# Exercise objective
Give again exactly the lines that run from the start of the records to the line holding "const chart = echarts.init(document.getElementById('chart'));", both ends counted. Do not include the pictures.

[Start Recorded data]

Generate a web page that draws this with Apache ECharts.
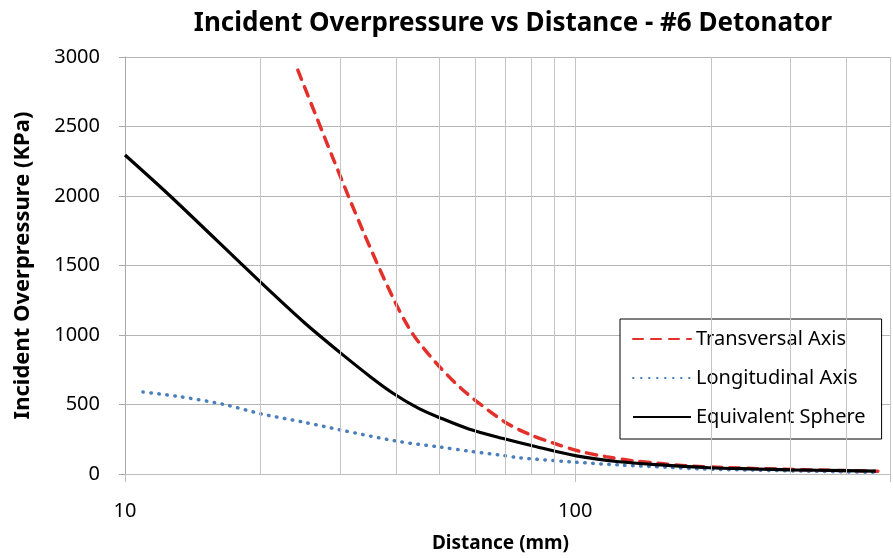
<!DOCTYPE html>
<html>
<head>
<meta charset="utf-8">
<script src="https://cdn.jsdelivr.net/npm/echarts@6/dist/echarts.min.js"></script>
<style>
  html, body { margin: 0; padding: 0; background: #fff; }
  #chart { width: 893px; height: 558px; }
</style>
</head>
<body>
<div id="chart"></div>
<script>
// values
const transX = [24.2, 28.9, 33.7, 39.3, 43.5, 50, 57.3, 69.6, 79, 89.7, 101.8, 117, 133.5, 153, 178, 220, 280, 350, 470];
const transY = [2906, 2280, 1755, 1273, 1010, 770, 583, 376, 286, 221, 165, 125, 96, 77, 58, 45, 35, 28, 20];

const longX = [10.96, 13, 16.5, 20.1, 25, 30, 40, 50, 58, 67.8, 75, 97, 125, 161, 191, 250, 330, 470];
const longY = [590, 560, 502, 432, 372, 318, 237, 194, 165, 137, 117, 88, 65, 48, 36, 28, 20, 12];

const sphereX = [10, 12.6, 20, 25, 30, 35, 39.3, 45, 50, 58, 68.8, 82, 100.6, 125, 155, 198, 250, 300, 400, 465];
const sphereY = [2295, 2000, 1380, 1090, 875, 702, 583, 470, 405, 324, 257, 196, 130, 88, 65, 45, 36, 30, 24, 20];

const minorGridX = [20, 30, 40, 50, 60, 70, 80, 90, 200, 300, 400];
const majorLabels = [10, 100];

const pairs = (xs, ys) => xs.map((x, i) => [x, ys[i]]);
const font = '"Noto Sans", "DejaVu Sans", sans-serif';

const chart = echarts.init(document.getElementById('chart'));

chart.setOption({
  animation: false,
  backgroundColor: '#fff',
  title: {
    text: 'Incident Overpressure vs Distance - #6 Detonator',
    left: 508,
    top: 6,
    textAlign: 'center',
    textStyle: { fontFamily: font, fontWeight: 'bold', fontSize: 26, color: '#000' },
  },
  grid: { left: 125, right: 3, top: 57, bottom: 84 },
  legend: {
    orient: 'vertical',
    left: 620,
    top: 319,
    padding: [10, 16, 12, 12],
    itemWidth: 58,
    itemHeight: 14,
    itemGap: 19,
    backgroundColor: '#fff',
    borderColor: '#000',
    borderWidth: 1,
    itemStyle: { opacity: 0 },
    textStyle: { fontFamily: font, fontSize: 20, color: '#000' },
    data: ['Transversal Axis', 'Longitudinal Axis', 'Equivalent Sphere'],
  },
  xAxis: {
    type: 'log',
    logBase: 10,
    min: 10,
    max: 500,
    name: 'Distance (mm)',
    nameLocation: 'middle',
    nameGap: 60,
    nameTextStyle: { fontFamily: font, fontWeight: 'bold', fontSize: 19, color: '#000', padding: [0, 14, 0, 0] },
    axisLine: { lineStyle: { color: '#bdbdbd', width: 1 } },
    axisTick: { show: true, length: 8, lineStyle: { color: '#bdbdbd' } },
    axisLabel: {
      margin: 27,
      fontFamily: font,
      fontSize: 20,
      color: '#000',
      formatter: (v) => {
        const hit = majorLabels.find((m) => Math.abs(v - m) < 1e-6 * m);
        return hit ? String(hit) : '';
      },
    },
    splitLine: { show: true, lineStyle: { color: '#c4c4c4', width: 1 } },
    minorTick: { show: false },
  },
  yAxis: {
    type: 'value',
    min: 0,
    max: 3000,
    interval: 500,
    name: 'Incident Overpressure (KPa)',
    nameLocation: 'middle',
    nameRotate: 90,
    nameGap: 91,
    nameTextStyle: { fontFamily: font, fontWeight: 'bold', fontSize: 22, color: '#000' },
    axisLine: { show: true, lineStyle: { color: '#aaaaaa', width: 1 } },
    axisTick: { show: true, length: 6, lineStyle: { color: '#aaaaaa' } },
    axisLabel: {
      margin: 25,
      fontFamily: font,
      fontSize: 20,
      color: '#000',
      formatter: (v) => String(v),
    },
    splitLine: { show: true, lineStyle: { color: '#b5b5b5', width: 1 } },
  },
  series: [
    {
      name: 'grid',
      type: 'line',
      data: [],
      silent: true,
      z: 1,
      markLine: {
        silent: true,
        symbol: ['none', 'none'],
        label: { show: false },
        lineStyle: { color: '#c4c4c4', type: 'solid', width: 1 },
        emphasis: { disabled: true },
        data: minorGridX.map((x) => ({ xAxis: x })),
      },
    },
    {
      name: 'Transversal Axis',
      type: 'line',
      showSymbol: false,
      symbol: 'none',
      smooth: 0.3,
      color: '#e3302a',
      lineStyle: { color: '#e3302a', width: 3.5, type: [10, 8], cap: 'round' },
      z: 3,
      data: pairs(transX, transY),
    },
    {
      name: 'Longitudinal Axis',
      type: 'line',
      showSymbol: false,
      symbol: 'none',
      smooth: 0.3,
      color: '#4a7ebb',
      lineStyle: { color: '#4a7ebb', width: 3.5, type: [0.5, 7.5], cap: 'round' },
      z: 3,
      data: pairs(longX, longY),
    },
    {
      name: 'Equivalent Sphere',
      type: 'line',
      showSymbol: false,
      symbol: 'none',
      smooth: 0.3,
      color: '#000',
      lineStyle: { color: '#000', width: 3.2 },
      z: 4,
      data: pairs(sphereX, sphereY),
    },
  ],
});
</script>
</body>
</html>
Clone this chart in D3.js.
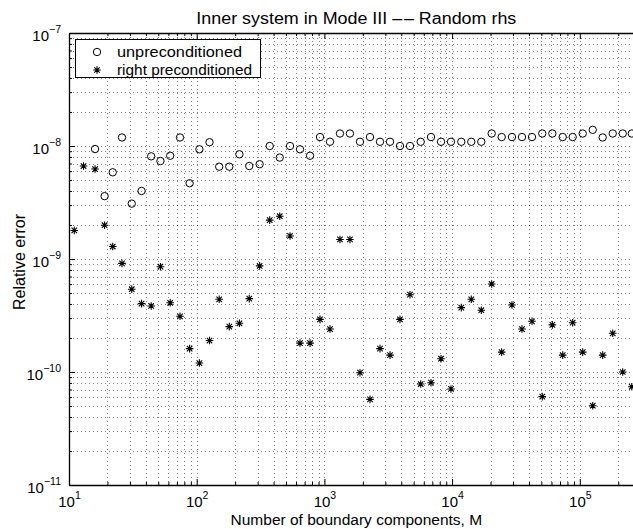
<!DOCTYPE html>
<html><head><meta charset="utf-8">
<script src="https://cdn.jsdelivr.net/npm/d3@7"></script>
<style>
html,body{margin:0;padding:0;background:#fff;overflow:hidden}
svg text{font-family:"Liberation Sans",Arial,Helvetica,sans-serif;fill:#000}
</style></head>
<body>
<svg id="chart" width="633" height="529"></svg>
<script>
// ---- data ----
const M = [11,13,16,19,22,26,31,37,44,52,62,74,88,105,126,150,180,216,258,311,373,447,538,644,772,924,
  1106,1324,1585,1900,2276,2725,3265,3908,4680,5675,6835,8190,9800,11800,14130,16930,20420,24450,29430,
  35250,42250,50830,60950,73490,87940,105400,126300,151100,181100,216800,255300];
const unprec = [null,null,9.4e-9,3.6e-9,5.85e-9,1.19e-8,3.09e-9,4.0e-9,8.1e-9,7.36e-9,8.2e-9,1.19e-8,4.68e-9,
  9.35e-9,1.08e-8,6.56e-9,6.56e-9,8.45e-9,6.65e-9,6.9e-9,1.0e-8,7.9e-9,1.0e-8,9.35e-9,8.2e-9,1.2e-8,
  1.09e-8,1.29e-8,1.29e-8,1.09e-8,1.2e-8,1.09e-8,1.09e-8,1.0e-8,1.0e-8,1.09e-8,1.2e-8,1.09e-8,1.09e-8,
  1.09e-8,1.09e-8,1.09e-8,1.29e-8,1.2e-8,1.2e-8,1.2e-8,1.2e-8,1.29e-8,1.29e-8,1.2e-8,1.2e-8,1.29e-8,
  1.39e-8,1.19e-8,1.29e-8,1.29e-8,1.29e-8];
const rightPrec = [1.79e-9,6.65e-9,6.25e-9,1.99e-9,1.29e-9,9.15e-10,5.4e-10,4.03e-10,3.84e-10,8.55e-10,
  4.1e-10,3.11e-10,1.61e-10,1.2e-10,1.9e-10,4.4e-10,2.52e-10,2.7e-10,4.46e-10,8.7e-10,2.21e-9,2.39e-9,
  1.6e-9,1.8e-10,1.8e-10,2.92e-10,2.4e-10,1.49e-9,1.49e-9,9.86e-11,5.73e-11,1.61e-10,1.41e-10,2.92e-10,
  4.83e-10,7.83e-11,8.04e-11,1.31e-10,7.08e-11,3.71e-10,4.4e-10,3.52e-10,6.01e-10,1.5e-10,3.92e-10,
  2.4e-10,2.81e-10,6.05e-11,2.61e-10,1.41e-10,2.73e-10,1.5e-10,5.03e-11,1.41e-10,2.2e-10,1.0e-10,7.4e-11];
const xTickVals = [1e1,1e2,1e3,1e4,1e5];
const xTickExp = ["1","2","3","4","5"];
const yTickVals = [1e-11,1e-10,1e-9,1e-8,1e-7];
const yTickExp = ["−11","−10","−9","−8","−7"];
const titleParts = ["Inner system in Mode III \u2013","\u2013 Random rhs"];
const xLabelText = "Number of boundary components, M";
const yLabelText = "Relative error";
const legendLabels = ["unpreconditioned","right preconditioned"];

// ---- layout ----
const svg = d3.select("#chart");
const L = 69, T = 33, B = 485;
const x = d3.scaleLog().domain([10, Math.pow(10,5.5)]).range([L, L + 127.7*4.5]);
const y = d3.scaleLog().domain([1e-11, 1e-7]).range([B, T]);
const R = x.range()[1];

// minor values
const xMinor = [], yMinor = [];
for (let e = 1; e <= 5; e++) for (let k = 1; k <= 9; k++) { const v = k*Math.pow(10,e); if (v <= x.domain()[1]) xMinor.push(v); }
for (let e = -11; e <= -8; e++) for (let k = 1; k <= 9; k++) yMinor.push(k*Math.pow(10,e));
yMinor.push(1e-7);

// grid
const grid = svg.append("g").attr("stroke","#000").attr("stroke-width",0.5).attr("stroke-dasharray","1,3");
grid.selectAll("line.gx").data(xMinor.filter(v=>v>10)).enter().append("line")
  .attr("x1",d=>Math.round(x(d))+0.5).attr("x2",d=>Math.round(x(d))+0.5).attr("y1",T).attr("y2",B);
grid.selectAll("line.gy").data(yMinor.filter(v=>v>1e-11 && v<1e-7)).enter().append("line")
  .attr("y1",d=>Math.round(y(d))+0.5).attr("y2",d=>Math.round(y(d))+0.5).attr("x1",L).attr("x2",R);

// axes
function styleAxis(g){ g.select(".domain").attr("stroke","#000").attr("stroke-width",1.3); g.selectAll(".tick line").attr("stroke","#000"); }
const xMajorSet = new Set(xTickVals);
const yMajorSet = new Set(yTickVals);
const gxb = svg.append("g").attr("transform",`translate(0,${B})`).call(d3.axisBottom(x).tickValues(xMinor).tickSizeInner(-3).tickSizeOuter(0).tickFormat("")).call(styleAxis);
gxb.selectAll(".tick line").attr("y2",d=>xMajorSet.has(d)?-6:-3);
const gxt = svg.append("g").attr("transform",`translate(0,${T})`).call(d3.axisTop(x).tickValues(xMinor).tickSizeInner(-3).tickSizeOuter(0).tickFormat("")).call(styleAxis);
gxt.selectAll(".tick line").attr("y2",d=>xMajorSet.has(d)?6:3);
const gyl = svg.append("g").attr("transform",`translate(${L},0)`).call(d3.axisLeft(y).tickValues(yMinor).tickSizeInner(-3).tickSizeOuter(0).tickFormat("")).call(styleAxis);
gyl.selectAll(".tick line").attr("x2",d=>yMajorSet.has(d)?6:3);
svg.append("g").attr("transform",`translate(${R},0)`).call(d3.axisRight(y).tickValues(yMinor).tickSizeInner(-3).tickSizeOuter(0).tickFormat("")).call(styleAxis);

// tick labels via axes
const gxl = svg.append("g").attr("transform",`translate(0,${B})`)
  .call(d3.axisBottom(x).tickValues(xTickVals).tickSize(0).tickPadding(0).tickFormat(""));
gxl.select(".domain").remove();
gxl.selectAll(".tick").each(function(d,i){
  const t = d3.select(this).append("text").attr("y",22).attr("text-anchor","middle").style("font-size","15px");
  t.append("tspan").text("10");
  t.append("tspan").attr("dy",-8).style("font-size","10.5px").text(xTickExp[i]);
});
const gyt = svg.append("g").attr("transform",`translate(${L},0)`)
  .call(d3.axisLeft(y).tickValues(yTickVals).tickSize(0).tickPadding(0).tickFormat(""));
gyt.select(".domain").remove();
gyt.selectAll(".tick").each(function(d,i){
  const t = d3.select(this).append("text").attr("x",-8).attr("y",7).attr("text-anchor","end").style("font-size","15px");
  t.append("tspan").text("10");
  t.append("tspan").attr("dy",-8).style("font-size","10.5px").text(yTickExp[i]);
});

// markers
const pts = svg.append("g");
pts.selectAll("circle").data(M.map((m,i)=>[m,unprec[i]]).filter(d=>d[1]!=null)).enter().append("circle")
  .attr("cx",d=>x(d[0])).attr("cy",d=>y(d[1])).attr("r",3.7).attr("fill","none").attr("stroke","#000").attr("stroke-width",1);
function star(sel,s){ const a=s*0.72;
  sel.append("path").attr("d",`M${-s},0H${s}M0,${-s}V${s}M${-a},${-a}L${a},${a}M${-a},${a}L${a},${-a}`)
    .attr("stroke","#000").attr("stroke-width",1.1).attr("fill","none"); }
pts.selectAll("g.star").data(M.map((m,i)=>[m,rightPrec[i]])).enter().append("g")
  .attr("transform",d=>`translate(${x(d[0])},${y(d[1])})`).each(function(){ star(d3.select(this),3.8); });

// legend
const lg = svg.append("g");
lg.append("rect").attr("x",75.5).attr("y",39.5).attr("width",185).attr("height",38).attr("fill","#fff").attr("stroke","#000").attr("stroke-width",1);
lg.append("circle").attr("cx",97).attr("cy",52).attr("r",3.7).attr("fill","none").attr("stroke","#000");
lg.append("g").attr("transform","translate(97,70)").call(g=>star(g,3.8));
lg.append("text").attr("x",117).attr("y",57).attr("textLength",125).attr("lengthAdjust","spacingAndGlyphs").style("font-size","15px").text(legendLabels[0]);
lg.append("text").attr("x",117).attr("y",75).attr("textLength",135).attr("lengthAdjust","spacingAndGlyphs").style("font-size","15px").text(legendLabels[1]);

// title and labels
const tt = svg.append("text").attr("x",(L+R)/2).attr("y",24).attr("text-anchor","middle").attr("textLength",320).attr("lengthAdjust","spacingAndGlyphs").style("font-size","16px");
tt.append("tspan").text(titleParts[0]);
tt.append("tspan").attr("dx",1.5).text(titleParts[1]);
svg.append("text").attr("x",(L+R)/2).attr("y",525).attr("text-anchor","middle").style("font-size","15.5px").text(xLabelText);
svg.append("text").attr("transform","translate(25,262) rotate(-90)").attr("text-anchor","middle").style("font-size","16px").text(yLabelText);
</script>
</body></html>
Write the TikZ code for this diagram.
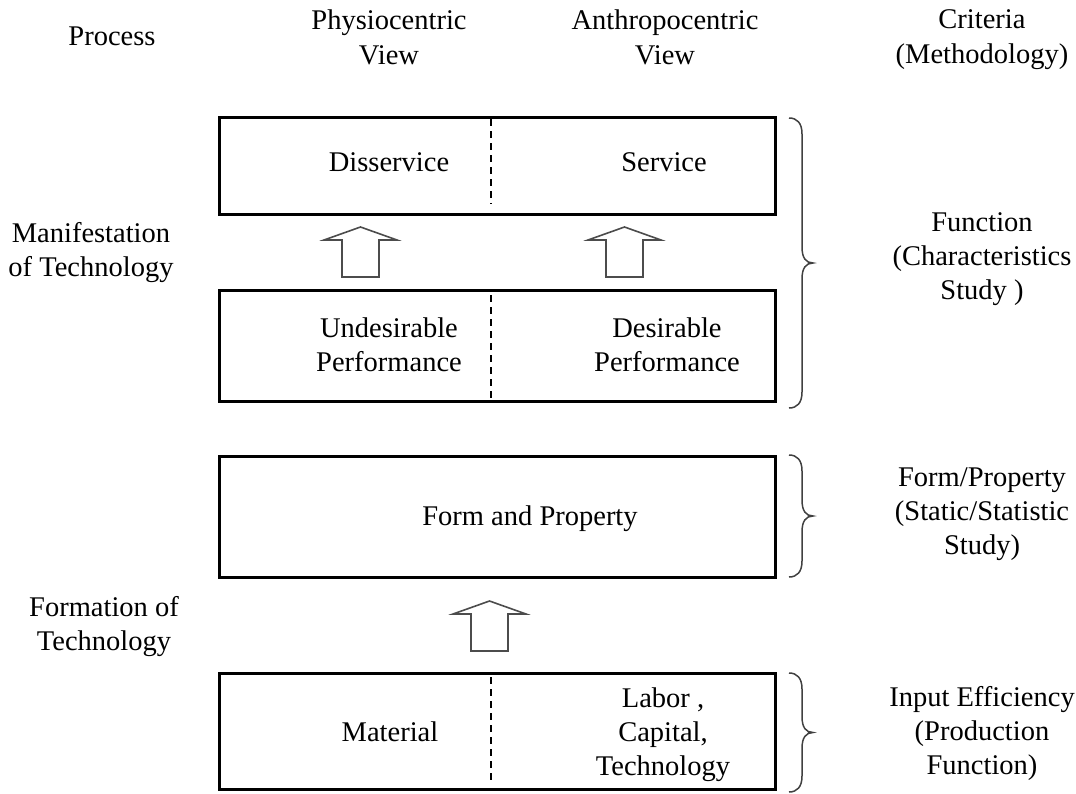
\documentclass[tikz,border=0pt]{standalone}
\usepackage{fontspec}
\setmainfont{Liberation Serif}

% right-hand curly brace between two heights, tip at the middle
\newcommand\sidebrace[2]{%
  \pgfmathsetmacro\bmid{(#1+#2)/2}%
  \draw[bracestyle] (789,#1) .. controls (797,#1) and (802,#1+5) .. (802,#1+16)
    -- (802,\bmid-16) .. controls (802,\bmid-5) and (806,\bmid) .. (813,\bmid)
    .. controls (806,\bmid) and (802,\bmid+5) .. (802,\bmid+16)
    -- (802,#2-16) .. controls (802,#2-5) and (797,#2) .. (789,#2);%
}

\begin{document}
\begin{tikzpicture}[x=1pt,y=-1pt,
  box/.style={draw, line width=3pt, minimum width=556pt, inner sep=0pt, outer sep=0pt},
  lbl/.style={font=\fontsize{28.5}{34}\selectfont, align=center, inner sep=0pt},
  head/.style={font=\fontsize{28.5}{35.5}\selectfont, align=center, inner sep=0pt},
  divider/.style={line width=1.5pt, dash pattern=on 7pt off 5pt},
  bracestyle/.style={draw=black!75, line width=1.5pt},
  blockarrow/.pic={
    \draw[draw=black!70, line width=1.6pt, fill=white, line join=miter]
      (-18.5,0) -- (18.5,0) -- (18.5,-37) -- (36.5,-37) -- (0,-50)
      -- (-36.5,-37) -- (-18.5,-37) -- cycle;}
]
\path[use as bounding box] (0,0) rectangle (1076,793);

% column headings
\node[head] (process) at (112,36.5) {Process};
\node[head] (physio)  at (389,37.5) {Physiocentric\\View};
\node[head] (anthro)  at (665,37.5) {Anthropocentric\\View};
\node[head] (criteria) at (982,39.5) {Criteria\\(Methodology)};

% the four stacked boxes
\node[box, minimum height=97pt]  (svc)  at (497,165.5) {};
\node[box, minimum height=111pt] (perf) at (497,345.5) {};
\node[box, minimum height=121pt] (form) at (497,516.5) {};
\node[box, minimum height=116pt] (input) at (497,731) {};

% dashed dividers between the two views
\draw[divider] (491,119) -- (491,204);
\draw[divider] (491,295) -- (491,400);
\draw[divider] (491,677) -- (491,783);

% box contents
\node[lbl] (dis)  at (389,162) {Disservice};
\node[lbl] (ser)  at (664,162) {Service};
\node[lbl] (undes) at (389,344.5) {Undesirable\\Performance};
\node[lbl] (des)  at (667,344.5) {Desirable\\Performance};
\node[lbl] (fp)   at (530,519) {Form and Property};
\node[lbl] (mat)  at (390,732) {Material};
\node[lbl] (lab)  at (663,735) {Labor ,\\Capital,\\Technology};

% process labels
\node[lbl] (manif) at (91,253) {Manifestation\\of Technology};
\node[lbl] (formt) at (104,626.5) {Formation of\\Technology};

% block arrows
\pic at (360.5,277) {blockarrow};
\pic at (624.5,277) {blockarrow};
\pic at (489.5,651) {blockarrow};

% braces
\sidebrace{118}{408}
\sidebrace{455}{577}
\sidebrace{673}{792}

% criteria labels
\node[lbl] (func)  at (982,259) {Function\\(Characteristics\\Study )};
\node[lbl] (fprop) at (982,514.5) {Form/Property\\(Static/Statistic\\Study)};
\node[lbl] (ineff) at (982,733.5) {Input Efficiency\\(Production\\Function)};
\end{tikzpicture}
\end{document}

[End Recorded data]

# Final result
Generate a web page that draws this with Apache ECharts.
<!DOCTYPE html>
<html>
<head>
<meta charset="utf-8">
<script src="https://cdn.jsdelivr.net/npm/echarts@6/dist/echarts.min.js"></script>
<style>
  html, body { margin: 0; padding: 0; background: #fff; }
  #chart { width: 893px; height: 558px; }
</style>
</head>
<body>
<div id="chart"></div>
<script>
// values
const transX = [24.2, 28.9, 33.7, 39.3, 43.5, 50, 57.3, 69.6, 79, 89.7, 101.8, 117, 133.5, 153, 178, 220, 280, 350, 470];
const transY = [2906, 2280, 1755, 1273, 1010, 770, 583, 376, 286, 221, 165, 125, 96, 77, 58, 45, 35, 28, 20];

const longX = [10.96, 13, 16.5, 20.1, 25, 30, 40, 50, 58, 67.8, 75, 97, 125, 161, 191, 250, 330, 470];
const longY = [590, 560, 502, 432, 372, 318, 237, 194, 165, 137, 117, 88, 65, 48, 36, 28, 20, 12];

const sphereX = [10, 12.6, 20, 25, 30, 35, 39.3, 45, 50, 58, 68.8, 82, 100.6, 125, 155, 198, 250, 300, 400, 465];
const sphereY = [2295, 2000, 1380, 1090, 875, 702, 583, 470, 405, 324, 257, 196, 130, 88, 65, 45, 36, 30, 24, 20];

const minorGridX = [20, 30, 40, 50, 60, 70, 80, 90, 200, 300, 400];
const majorLabels = [10, 100];

const pairs = (xs, ys) => xs.map((x, i) => [x, ys[i]]);
const font = '"Noto Sans", "DejaVu Sans", sans-serif';

const chart = echarts.init(document.getElementById('chart'));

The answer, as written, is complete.